At the Lincoln Memorial, Muriel is enchanted by a juggling magician dressed in rags. When the stranger turns up at her family’s door and is invited in for Passover, their bare table miraculously fills with an abundance of food for the seder. Could the mysterious guest have been Elijah? Sean Rubin’s vibrant, expressive illustrations pay tribute to Marc Chagall, Rubin writes in an artist’s note.
“The Magician’s Visit”
Based on a story by I.L. Peretz; adapted by Barbara Diamond Goldin; illustrations by Eva Sanchez Gomez
Green Bean Books; ages 4-8
In this masterful retelling of Peretz’s Yiddish tale, Goldin takes readers back to an old world shtetl.

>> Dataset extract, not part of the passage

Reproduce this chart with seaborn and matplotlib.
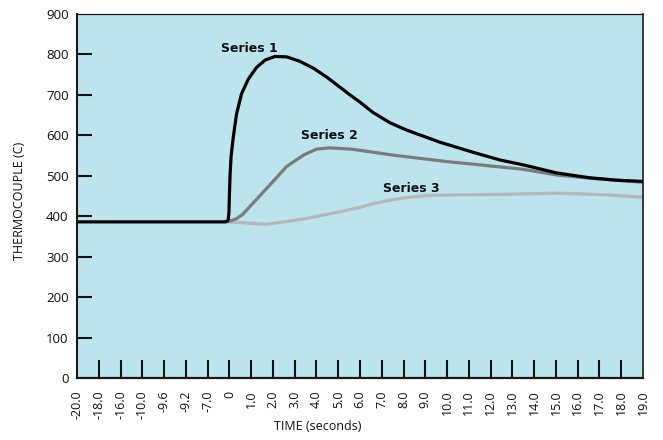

In the days before Passover, a stranger dressed in rags mesmerizes the villagers with his spellbinding magic. When he turns up at the door of a couple who have become too poor to make their own Seder, the magician produces a wondrous and full table. May they partake in this Seder? the couple asks. And who is the stranger, who has disappeared when they return. Gomez’s colorful illustrations capture the era and the magic of the story.
“Moses Could Have Been Selfish”
MJ Wexler Books; ages 3 to 7
In this simply told rhyming story, Wexler retells the story of Moses and the Exodus from Egypt in an accessible style for young kids, emphasizing standing up against injustice. Questions at the end encourage discussion.
“The Four Questions”
Illustrated by Ori Sherman; text by Lynne Sharon Schwartz
Levine Querido; ages 8 and up
In this exquisite pairing of text and art, Sherman and Schwartz captivate readers – kids and adults – with the Four Questions traditionally recited by the youngest child at the beginning of the Seder. The lavishly illustrated book is a new printing of the original first published in 1989.
Like the seder itself, the book has the air of mystery and intrigue. Schwartz answers the Four Questions with a lyrical narrative of the Passover story and its rituals. Sherman fills the bordered pages with gloriously colored illustrations of whimsical elephants, monkeys, fish, goats and birds. Turn the book upside down for a view of the Four Questions written in Hebrew calligraphy and other illustrations.
A back page note by Ori Z. Soltes, a scholar of Jewish art, explains that Sherman’s dazzling art carries forth traditions from hieroglyphics to illuminated Jewish manuscripts and the centuries-old painted murals of Eastern Europe’s wooden synagogues.